◆ Aim: Copy all of the material exactly. Pictures are not to appear in the copy.

◆ Recorded data:
━━━━━━
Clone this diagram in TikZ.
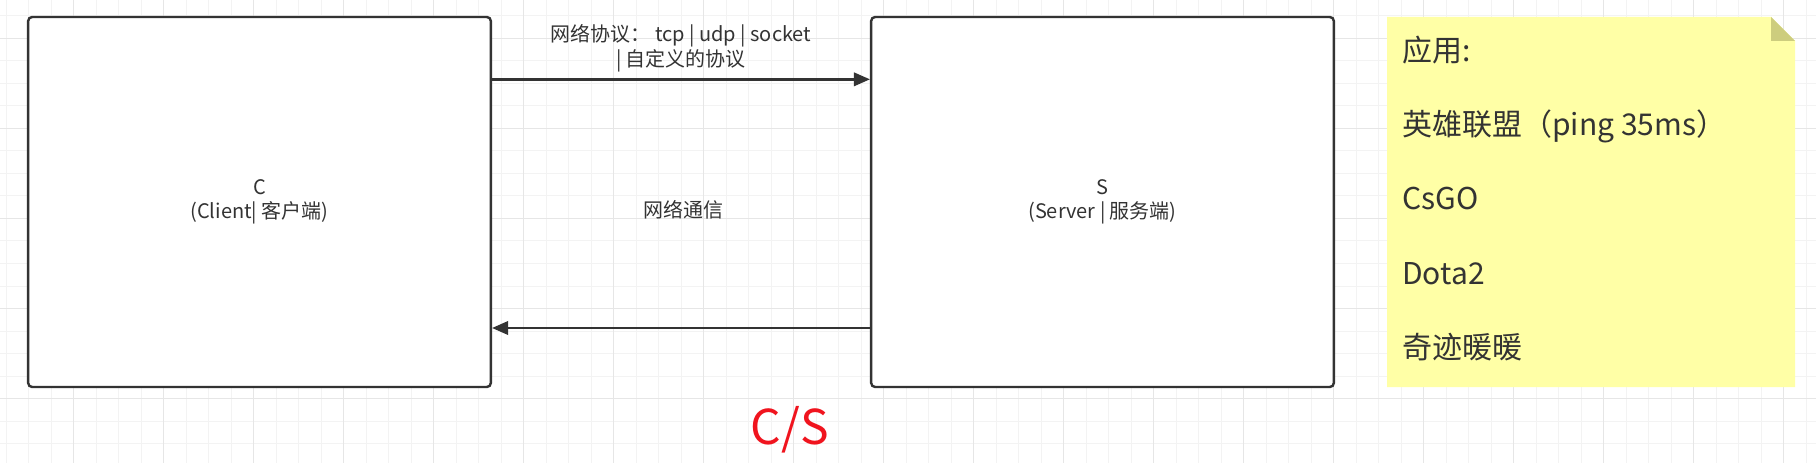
\documentclass[tikz,border=0pt]{standalone}
\usepackage{fontspec}
\newfontfamily\cjk{Noto Sans CJK SC}
\usetikzlibrary{positioning,arrows.meta,calc}
\definecolor{ink}{HTML}{333333}
\definecolor{notefill}{HTML}{FFFFA6}
\definecolor{notefold}{HTML}{CDCD7E}
\definecolor{gridminor}{HTML}{F3F3F3}
\definecolor{gridmajor}{HTML}{E6E6E6}
\definecolor{csred}{HTML}{F0141E}

\begin{document}
\begin{tikzpicture}[x=0.75pt,y=-0.75pt,
    endbox/.style={draw=ink, line width=1.8pt, rounded corners=3pt, fill=white,
        minimum width=347pt, minimum height=277.5pt, align=center,
        font=\cjk\fontsize{15}{18}\selectfont, text=ink},
    link/.style={draw=ink, line width=1.8pt, -{Triangle[length=12pt,width=10pt]}},
    lbl/.style={font=\cjk\fontsize{15}{18.75}\selectfont, text=ink, align=center},
    notetext/.style={font=\cjk\fontsize{22.5}{26}\selectfont, text=ink, anchor=base west, inner sep=0pt}]
    \useasboundingbox (0,0) rectangle (1816,463);
    \fill[white] (0,0) rectangle (1816,463);

    % background grid
    \foreach \i in {0,...,80}
    \draw[gridminor, line width=0.75pt] ({6+22.5*\i},0) -- ({6+22.5*\i},463);
    \foreach \j in {0,...,19}
    \draw[gridminor, line width=0.75pt] (0,{16+22.5*\j}) -- (1816,{16+22.5*\j});
    \foreach \i in {0,...,19}
    \draw[gridmajor, line width=0.75pt] ({73.5+90*\i},0) -- ({73.5+90*\i},463);
    \foreach \j in {0,...,4}
    \draw[gridmajor, line width=0.75pt] (0,{38.5+90*\j}) -- (1816,{38.5+90*\j});

    \node[endbox] (client) at (259.5,202) {C\\(Client| 客户端)};
    \node[endbox] (server) at (1102.5,202) {S\\(Server | 服务端)};

    \draw[link] ([yshift=92pt]client.east) -- node[lbl, yshift=23pt] (proto) {网络协议：\ tcp | udp | socket\\| 自定义的协议} ([yshift=92pt]server.west);
    \draw[link] ([yshift=-94.5pt]server.west) -- ([yshift=-94.5pt]client.east);
    \node[lbl] (comm) at (683,210) {网络通信};

    % sticky note
    \fill[notefill] (1387,17) -- (1771,17) -- (1795,41) -- (1795,387) -- (1387,387) -- cycle;
    \fill[notefold] (1771,17) -- (1771,41) -- (1795,41) -- cycle;
    \foreach \txt [count=\i] in {应用:, 英雄联盟（ping 35ms）, CsGO, Dota2, 奇迹暖暖}
    \node[notetext] (app\i) at (1402,{62+74*(\i-1)}) {\txt};

    \node[font=\cjk\fontsize{36}{40}\selectfont, text=csred] (cs) at (790,430) {C/S};
\end{tikzpicture}
\end{document}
━━━━━━
◆ Right answer:
Clone this diagram in TikZ.
\documentclass[tikz,border=0pt]{standalone}
\usepackage{fontspec}
\newfontfamily\cjk{Noto Sans CJK SC}
\usetikzlibrary{positioning,arrows.meta,calc}
\definecolor{ink}{HTML}{333333}
\definecolor{notefill}{HTML}{FFFFA6}
\definecolor{notefold}{HTML}{CDCD7E}
\definecolor{gridminor}{HTML}{F3F3F3}
\definecolor{gridmajor}{HTML}{E6E6E6}
\definecolor{csred}{HTML}{F0141E}

\begin{document}
\begin{tikzpicture}[x=0.75pt,y=-0.75pt,
    endbox/.style={draw=ink, line width=1.8pt, rounded corners=3pt, fill=white,
        minimum width=347pt, minimum height=277.5pt, align=center,
        font=\cjk\fontsize{15}{18}\selectfont, text=ink},
    link/.style={draw=ink, line width=1.8pt, -{Triangle[length=12pt,width=10pt]}},
    lbl/.style={font=\cjk\fontsize{15}{18.75}\selectfont, text=ink, align=center},
    notetext/.style={font=\cjk\fontsize{22.5}{26}\selectfont, text=ink, anchor=base west, inner sep=0pt}]
    \useasboundingbox (0,0) rectangle (1816,463);
    \fill[white] (0,0) rectangle (1816,463);

    % background grid
    \foreach \i in {0,...,80}
    \draw[gridminor, line width=0.75pt] ({6+22.5*\i},0) -- ({6+22.5*\i},463);
    \foreach \j in {0,...,19}
    \draw[gridminor, line width=0.75pt] (0,{16+22.5*\j}) -- (1816,{16+22.5*\j});
    \foreach \i in {0,...,19}
    \draw[gridmajor, line width=0.75pt] ({73.5+90*\i},0) -- ({73.5+90*\i},463);
    \foreach \j in {0,...,4}
    \draw[gridmajor, line width=0.75pt] (0,{38.5+90*\j}) -- (1816,{38.5+90*\j});

    \node[endbox] (client) at (259.5,202) {C\\(Client| 客户端)};
    \node[endbox] (server) at (1102.5,202) {S\\(Server | 服务端)};

    \draw[link] ([yshift=92pt]client.east) -- node[lbl, yshift=23pt] (proto) {网络协议：\ tcp | udp | socket\\| 自定义的协议} ([yshift=92pt]server.west);
    \draw[link] ([yshift=-94.5pt]server.west) -- ([yshift=-94.5pt]client.east);
    \node[lbl] (comm) at (683,210) {网络通信};

    % sticky note
    \fill[notefill] (1387,17) -- (1771,17) -- (1795,41) -- (1795,387) -- (1387,387) -- cycle;
    \fill[notefold] (1771,17) -- (1771,41) -- (1795,41) -- cycle;
    \foreach \txt [count=\i] in {应用:, 英雄联盟（ping 35ms）, CsGO, Dota2, 奇迹暖暖}
    \node[notetext] (app\i) at (1402,{62+74*(\i-1)}) {\txt};

    \node[font=\cjk\fontsize{36}{40}\selectfont, text=csred] (cs) at (790,430) {C/S};
\end{tikzpicture}
\end{document}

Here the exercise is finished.